Gazprom’s Deputy Chairman of the Management Committee Alexander Medvedev hailed the Commission’s decision, saying it amounted to a settlement of the investigation.
“We were always committed to cooperate in good faith in order to find a constructive, mutually acceptable solution in accordance with the established procedure. We believe that today’s decision is the most reasonable outcome for the well- being of the entire European gas market,” Medvedev said in a statement from St Petersburg on May 24. “Gazprom has always honoured applicable provisions of the EU competition law and reaffirms its commitment to comply with them in future,” he added.

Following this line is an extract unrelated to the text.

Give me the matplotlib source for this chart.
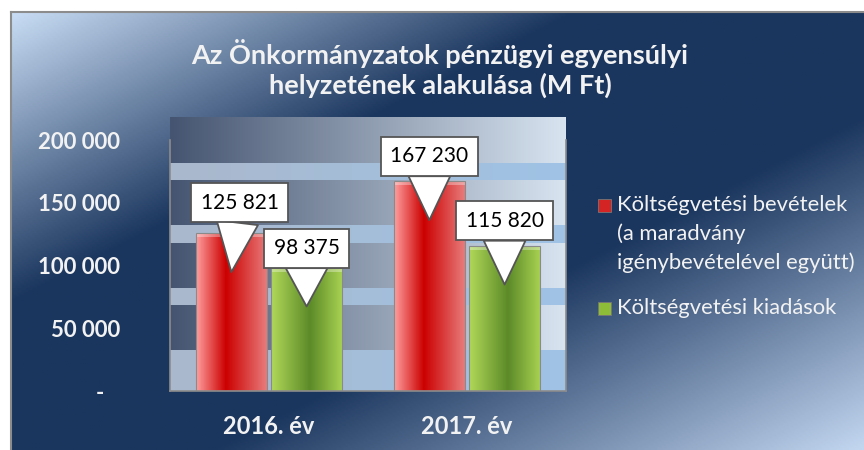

According to the Commission, Gazprom is the dominant gas supplier in a number of Central and Eastern European countries.
In April 2015, the Commission sent a Statement of Objections to Gazprom. It set out the Commission’s preliminary view that the company breached EU antitrust rules by pursuing an overall strategy to partition gas markets along national borders in eight Member States (Bulgaria, the Czech Republic, Estonia, Hungary, Latvia, Lithuania, Poland, and Slovakia).
The Commission said in a press release on May 24 that this strategy may have enabled Gazprom to charge higher gas prices in Bulgaria, Estonia, Latvia, Lithuania, and Poland.
“Today’s Commission decision puts an end to this behaviour by Gazprom,” the press release read. “Furthermore, it imposes on Gazprom a detailed set of rules that will significantly change the way Gazprom operates in Central and Eastern European gas markets,” the Commission added.
The Commission said the Russian gas giant must remove any restrictions placed on customers who want to re-sell the gas across international border; facilitate gas flows to and from isolated markets i.e. the Baltic States and Bulgaria; abide by structured processes to ensure competitive gas prices; and not act on any advantages concerning gas infrastructure, which it may have obtained from customers by having leveraged its market position in gas supply.
These obligations address the Commission’s competition concerns and achieve its objectives of enabling the free flow of gas in Central and Eastern Europe at competitive prices, the Commission concluded.